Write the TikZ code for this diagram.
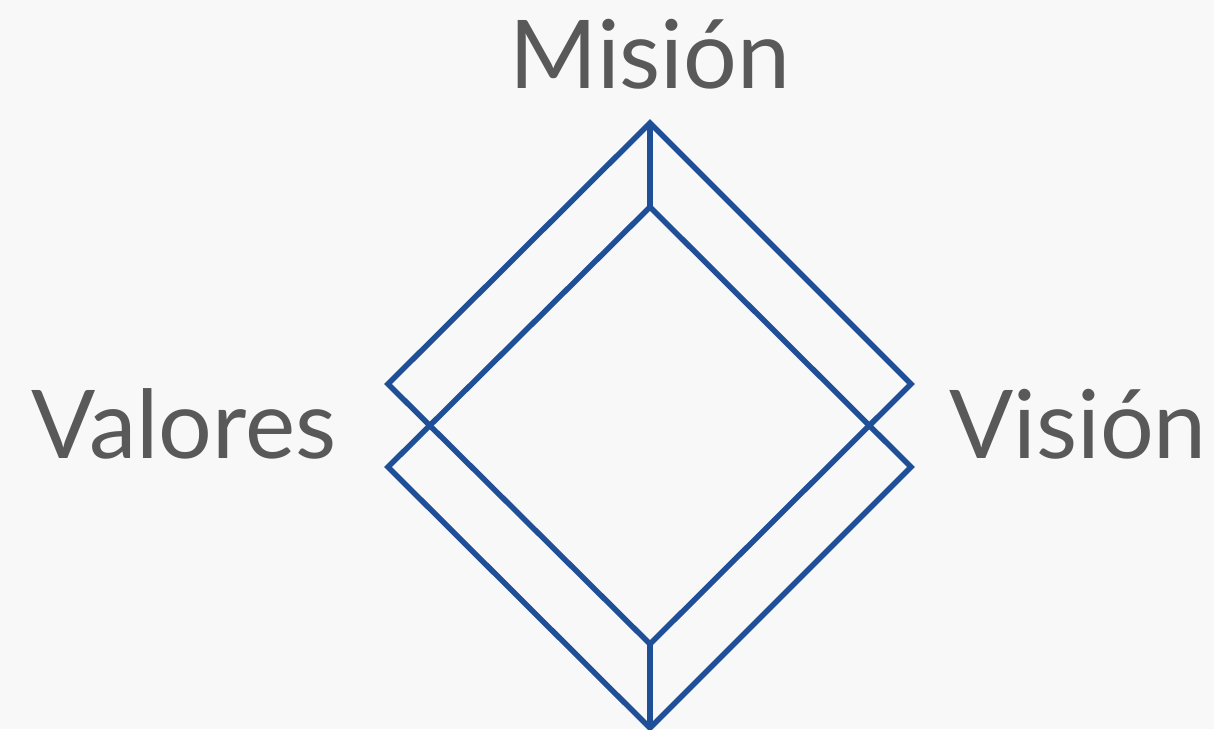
\documentclass[tikz,border=0pt]{standalone}
\usepackage{fontspec}
\setmainfont{Lato}
\definecolor{lineblue}{HTML}{1F4F96}
\definecolor{txtgray}{HTML}{595959}
\definecolor{bg}{HTML}{F8F8F8}
\begin{document}
\begin{tikzpicture}[x=0.01cm,y=-0.01cm,
  edge/.style={draw=lineblue,line width=0.055cm,line join=miter},
  lbl/.style={text=txtgray,font=\fontsize{27}{31}\selectfont,inner sep=0pt,anchor=base}]
\fill[bg] (0,0) rectangle (1214,729);
\useasboundingbox (0,0) rectangle (1214,729);
% upper diamond
\coordinate (at) at (650,123);
\coordinate (al) at (388,384);
\coordinate (ar) at (911,384);
\coordinate (ab) at (650,644);
% lower diamond
\coordinate (bt) at (650,207);
\coordinate (bl) at (388,467);
\coordinate (br) at (911,467);
\coordinate (bb) at (650,728);
\draw[edge] (at) -- (ar) -- (ab) -- (al) -- cycle;
\draw[edge] (bt) -- (br) -- (bb) -- (bl) -- cycle;
\draw[edge] (at) -- (bt);
\draw[edge] (ab) -- (bb);
\node[lbl] (mision) at (650,88) {Misión};
\node[lbl] (valores) at (184,458) {Valores};
\node[lbl] (vision) at (1078,458) {Visión};
\end{tikzpicture}
\end{document}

══════

:: Set problem ::
Exclude the images, then output the data above word for word.

:: Full answer ::
Write the TikZ code for this diagram.
\documentclass[tikz,border=0pt]{standalone}
\usepackage{fontspec}
\setmainfont{Lato}
\definecolor{lineblue}{HTML}{1F4F96}
\definecolor{txtgray}{HTML}{595959}
\definecolor{bg}{HTML}{F8F8F8}
\begin{document}
\begin{tikzpicture}[x=0.01cm,y=-0.01cm,
  edge/.style={draw=lineblue,line width=0.055cm,line join=miter},
  lbl/.style={text=txtgray,font=\fontsize{27}{31}\selectfont,inner sep=0pt,anchor=base}]
\fill[bg] (0,0) rectangle (1214,729);
\useasboundingbox (0,0) rectangle (1214,729);
% upper diamond
\coordinate (at) at (650,123);
\coordinate (al) at (388,384);
\coordinate (ar) at (911,384);
\coordinate (ab) at (650,644);
% lower diamond
\coordinate (bt) at (650,207);
\coordinate (bl) at (388,467);
\coordinate (br) at (911,467);
\coordinate (bb) at (650,728);
\draw[edge] (at) -- (ar) -- (ab) -- (al) -- cycle;
\draw[edge] (bt) -- (br) -- (bb) -- (bl) -- cycle;
\draw[edge] (at) -- (bt);
\draw[edge] (ab) -- (bb);
\node[lbl] (mision) at (650,88) {Misión};
\node[lbl] (valores) at (184,458) {Valores};
\node[lbl] (vision) at (1078,458) {Visión};
\end{tikzpicture}
\end{document}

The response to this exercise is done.